Update 15th November 2020

We arrived in Portugal 16th September and were busy making home and doing some work preparing veg beds until I had an accident on my bike and broke my left leg. This has, on the whole, put me out of action but before this happened, a 6m x 3m polytunnel went up. I also bought 3 IBCs, installed one IBC at the level just below the road on the West side. I connected this via 40mm piping to a garden hose. The IBC was filled from the mains supply tap but now we can water plants in the polytunnel and on the veg patch without trailing the hose across the road. The tank is now wrapped in black plastic to prevent algae growth.

 

Update 27/01/21

I’m back on my feet after the accident and have assistance from a friend. We bought some decent ladders and after a patch of freezing weather, managed to get out and make some progress on this design.

We salvaged some 40mm polypropylene water pipe that was previously used to transport water up from the well to the house in a time before mains water supply.

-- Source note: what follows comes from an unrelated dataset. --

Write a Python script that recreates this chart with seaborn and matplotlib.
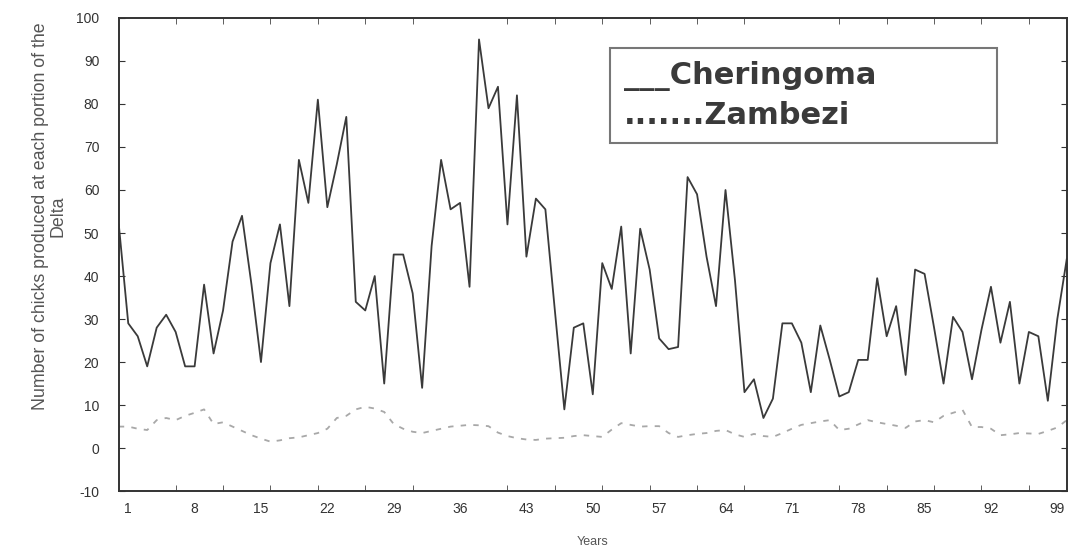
import matplotlib
matplotlib.use("Agg")
import matplotlib.pyplot as plt
import numpy as np
import pandas as pd
import seaborn as sns

# values, one per year (0..100)
cheringoma = [52, 29, 26, 19, 28, 31, 27, 19, 19, 38,
              22, 32, 48, 54, 38, 20, 43, 52, 33, 67,
              57, 81, 56, 66, 77, 34, 32, 40, 15, 45,
              45, 36, 14, 47, 67, 55.5, 57, 37.5, 95, 79,
              84, 52, 82, 44.5, 58, 55.5, 32, 9, 28, 29,
              12.5, 43, 37, 51.5, 22, 51, 41.5, 25.5, 23, 23.5,
              63, 59, 44.5, 33, 60, 39, 13, 16, 7, 11.5,
              29, 29, 24.5, 13, 28.5, 20.5, 12, 13, 20.5, 20.5,
              39.5, 26, 33, 17, 41.5, 40.5, 28, 15, 30.5, 27,
              16, 27.5, 37.5, 24.5, 34, 15, 27, 26, 11, 30,
              44]
zambezi = [5, 5, 4.5, 4.2, 6.5, 7, 6.5, 7.5, 8.2, 9,
           5.6, 6, 5, 4, 3, 2.2, 1.5, 1.8, 2.3, 2.5,
           3, 3.5, 4.5, 7, 7.5, 9, 9.6, 9.2, 8.4, 5.6,
           4.5, 3.8, 3.5, 4, 4.5, 5, 5.2, 5.4, 5.3, 5.1,
           3.6, 2.8, 2.3, 2, 1.9, 2.2, 2.3, 2.4, 2.8, 3,
           2.8, 2.6, 4.3, 5.8, 5.4, 5, 5.1, 5.1, 3.5, 2.6,
           3, 3.3, 3.5, 4, 4.2, 3.2, 2.6, 3.3, 2.8, 2.6,
           3.5, 4.5, 5.4, 5.8, 6.2, 6.5, 4.2, 4.5, 5.5, 6.5,
           6, 5.6, 5.2, 4.7, 6.2, 6.5, 6, 7.5, 8.2, 8.9,
           4.9, 4.9, 4.5, 3, 3.2, 3.5, 3.4, 3.3, 4, 4.8,
           6.5]
years = list(range(len(cheringoma)))
xtick_labels = [1, 8, 15, 22, 29, 36, 43, 50, 57, 64, 71, 78, 85, 92, 99]
ytick_labels = list(range(-10, 101, 10))
legend_labels = ['___Cheringoma', '.......Zambezi']

df = pd.DataFrame({'year': years, 'Cheringoma': cheringoma, 'Zambezi': zambezi})

sns.set_style("white")
plt.rcParams['font.family'] = ['Liberation Sans', 'DejaVu Sans']
plt.rcParams['axes.unicode_minus'] = False

fig = plt.figure(figsize=(10.7, 5.6), dpi=100)
ax = fig.add_axes([0.111, 0.123, 0.886, 0.845])

sns.lineplot(data=df, x='year', y='Cheringoma', ax=ax, color='#3a3a3a',
             linewidth=1.3)
sns.lineplot(data=df, x='year', y='Zambezi', ax=ax, color='#a8a8a8',
             linewidth=1.3)
ax.lines[1].set_dashes([3, 4])

ax.set_xlim(0, 100)
ax.set_ylim(-10, 100)
ax.set_xticks(xtick_labels)
ax.set_xticks(list(range(1, 100, 5)), minor=True)
ax.set_yticks(ytick_labels)
ax.tick_params(axis='x', which='major', length=0, pad=8, labelsize=10, colors='#333333')
ax.tick_params(axis='x', which='minor', direction='in', length=4, top=True, bottom=True, color='#444444')
ax.tick_params(axis='y', which='major', direction='in', length=4, left=True, right=True,
               labelsize=10, colors='#333333', pad=14)
for s in ax.spines.values():
    s.set_color('#333333')
    s.set_linewidth(1.4)

ax.set_xlabel('Years', fontsize=9, color='#555555', labelpad=14)
ax.set_ylabel('Number of chicks produced at each portion of the\nDelta', fontsize=12.8,
              color='#555555', linespacing=1.05)
ax.yaxis.set_label_coords(-0.055, 0.58)

leg = ax.legend(ax.lines[:2], legend_labels, loc='upper left',
                bbox_to_anchor=(0.518, 0.731, 0.408, 0.206),
                mode='expand', handlelength=0, handletextpad=0, frameon=True,
                fancybox=False, borderpad=0.45, labelspacing=0.3, borderaxespad=0,
                prop={'family': 'DejaVu Sans', 'weight': 'bold', 'size': 22})
leg.get_frame().set_edgecolor('#555555')
leg.get_frame().set_linewidth(1.5)
for t in leg.get_texts():
    t.set_color('#3a3a3a')

fig.savefig('out.png', dpi=100)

As water is currently only required on the west side, the east will be ignored for now. In any case, it will just be a mirror of the west. A shallow trench was dug across the road and the pipe buried. We removed the gutter downpipes and end-caps and swapped them and the gutter gradient to the south end of the house. We then refitted the old pipes to connect one IBC at the end of the house and the buried pipe connects the IBC tanks. Inspection of the gutters showed very little debris so after a quick clean a simple filter was fitted to the downpipe.

 

When it rains again, I will need to monitor flow rate, effectiveness of the filter, and check for leaks although most of the system is not subject to much pressure.

 

In theory, the water should flow to the south end of the gutter, down the pipe, via the filter into the first tank. Once the tank is full to the level of the outflow, water should travel under the road down to the second tank. Once this is full, water will just overflow onto the ground but be directed out of harm’s way.

The system lends itself to adaptation and expansion as required.